Agribusiness: passive and non-targeted subsidies (e.g. water, fertilizers, minimum support price) have encouraged farmers to continue to produce low value crops using low productivity and unsustainable techniques while restrictions on agriculture markets have constrained productive private investments in higher value food products. The success of Basmati rice and mint oil in India shows the value of public private partnerships in R&D and extension services.

Apparel: India needs to reform the duty drawback scheme to facilitate the import of fabrics for exports. The current system imposes delays that are unacceptable to global buyers, cutting Indian exporters from the increasingly important man‐made fiber segment. A large part of Bangladesh and Sri Lanka’s success in apparel has resided in the fact that exporters have no difficulties importing fabric.

Automotive: a growing number of auto-parts manufacturers are becoming world class after having acquired their skills from leading OEMs (e.g. Suzuki-Maruti) and following increasing exposure to global value chains (import tariffs have been gradually reduced on auto parts).  The spread of good managerial practices has slowed down by high level of protection on final cars.

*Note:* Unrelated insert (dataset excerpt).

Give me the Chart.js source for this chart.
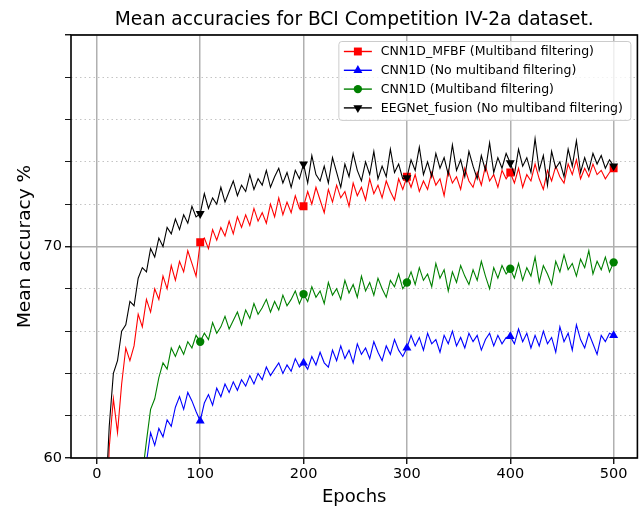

The announcement by the Indian government of adopting Euro VI norms by 2020 is a key step forward.

Electronics: companies like Samsung and Dixon show that it is possible to achieve world class productivity performance in this ultra-competitive and rapidly growing global industry.  To become a significant player, India needs to facilitate the development of clusters (reducing transaction costs and facilitating access to large pools of skilled labor and services) and improve its trade logistics to enable the seamless import and export of hundreds of components.